> **Collected material**:
::::::::
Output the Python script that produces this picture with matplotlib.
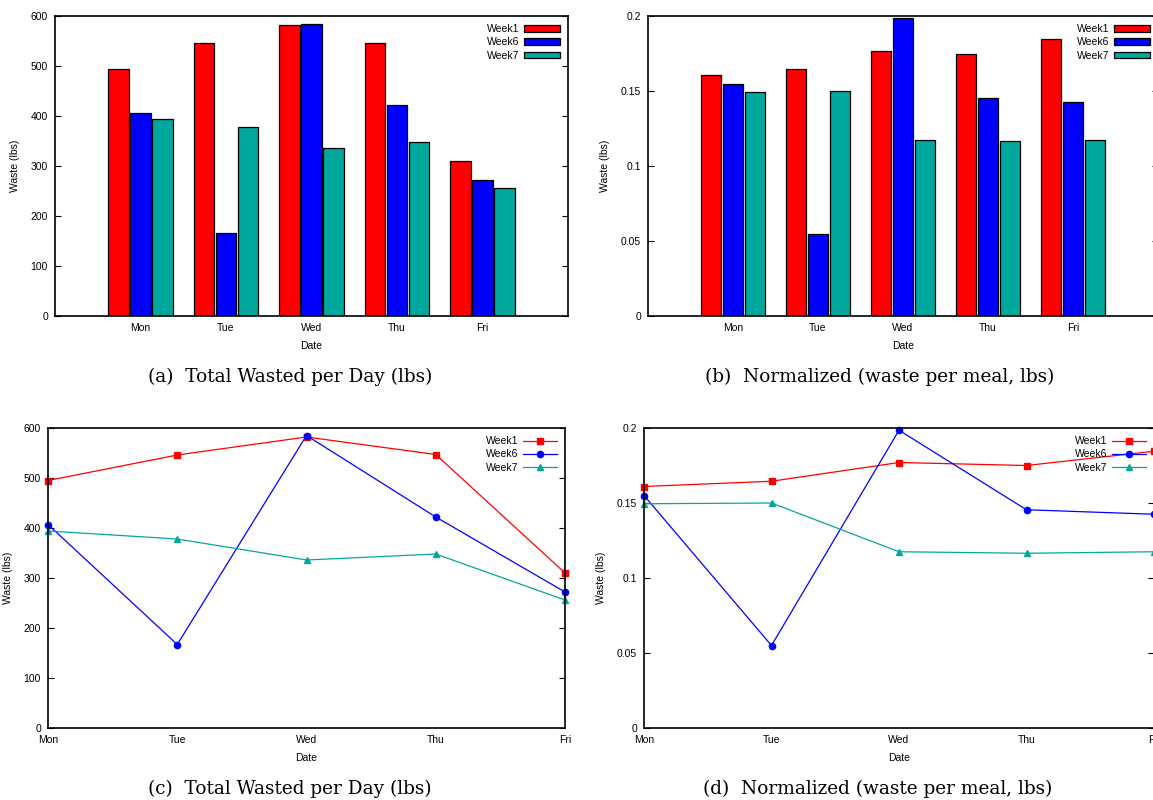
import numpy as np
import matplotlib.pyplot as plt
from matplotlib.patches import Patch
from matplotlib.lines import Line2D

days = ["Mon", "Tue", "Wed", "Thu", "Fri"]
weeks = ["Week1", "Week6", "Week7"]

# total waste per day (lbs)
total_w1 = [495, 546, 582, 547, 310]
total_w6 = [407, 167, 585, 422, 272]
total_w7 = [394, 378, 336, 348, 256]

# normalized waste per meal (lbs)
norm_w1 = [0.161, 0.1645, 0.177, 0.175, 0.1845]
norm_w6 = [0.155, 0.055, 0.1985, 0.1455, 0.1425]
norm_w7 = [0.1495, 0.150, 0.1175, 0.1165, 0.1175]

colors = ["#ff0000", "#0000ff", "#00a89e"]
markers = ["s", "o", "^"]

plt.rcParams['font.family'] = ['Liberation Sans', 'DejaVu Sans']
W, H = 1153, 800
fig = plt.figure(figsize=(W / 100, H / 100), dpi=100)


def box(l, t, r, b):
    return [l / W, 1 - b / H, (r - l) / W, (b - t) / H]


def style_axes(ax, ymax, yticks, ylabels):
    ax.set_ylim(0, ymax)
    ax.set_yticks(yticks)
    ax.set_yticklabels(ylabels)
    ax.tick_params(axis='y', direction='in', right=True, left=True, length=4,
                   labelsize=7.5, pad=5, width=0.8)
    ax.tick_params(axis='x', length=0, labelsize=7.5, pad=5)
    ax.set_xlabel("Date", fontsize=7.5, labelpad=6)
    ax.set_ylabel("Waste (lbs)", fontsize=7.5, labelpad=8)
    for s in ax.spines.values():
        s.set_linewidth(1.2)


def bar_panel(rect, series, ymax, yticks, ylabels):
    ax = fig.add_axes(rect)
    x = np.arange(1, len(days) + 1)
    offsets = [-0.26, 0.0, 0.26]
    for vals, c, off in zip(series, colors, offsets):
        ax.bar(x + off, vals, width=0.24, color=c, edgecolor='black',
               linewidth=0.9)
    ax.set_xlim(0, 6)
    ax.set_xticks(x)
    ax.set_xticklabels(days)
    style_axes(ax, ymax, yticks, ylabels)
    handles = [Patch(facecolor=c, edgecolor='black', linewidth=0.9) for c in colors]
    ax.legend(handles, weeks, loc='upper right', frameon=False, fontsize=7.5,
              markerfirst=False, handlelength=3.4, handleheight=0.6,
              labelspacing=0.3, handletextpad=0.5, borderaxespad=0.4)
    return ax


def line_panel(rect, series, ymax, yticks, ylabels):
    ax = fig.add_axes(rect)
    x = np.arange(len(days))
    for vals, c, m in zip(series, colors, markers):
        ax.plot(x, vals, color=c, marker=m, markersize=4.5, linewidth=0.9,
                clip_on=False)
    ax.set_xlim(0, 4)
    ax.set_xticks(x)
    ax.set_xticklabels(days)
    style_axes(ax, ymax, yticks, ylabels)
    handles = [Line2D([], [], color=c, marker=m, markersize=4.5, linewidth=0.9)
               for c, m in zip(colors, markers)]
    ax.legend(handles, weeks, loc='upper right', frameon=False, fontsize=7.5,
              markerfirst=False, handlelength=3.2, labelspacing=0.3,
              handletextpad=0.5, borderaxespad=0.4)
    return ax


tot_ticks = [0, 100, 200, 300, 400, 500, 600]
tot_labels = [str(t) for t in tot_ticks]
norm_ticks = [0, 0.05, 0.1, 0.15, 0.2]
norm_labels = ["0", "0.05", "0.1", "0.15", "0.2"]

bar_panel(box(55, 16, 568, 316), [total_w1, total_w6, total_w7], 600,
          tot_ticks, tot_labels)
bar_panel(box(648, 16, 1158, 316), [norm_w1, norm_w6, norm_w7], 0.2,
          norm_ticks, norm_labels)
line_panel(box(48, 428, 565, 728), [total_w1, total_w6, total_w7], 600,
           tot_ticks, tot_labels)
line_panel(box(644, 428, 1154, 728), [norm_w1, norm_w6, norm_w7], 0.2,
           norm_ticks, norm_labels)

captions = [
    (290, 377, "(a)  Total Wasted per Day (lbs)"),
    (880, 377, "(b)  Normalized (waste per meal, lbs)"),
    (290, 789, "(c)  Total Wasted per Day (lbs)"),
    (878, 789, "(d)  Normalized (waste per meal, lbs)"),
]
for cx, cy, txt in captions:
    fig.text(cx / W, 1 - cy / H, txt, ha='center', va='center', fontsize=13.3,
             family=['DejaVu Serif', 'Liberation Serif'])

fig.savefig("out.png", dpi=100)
::::::::
> **Exercise prompt**: Only lines with the word "matplotlib" should be collected from the material.

> **Task output**:
Output the Python script that produces this picture with matplotlib.
import matplotlib.pyplot as plt
from matplotlib.patches import Patch
from matplotlib.lines import Line2D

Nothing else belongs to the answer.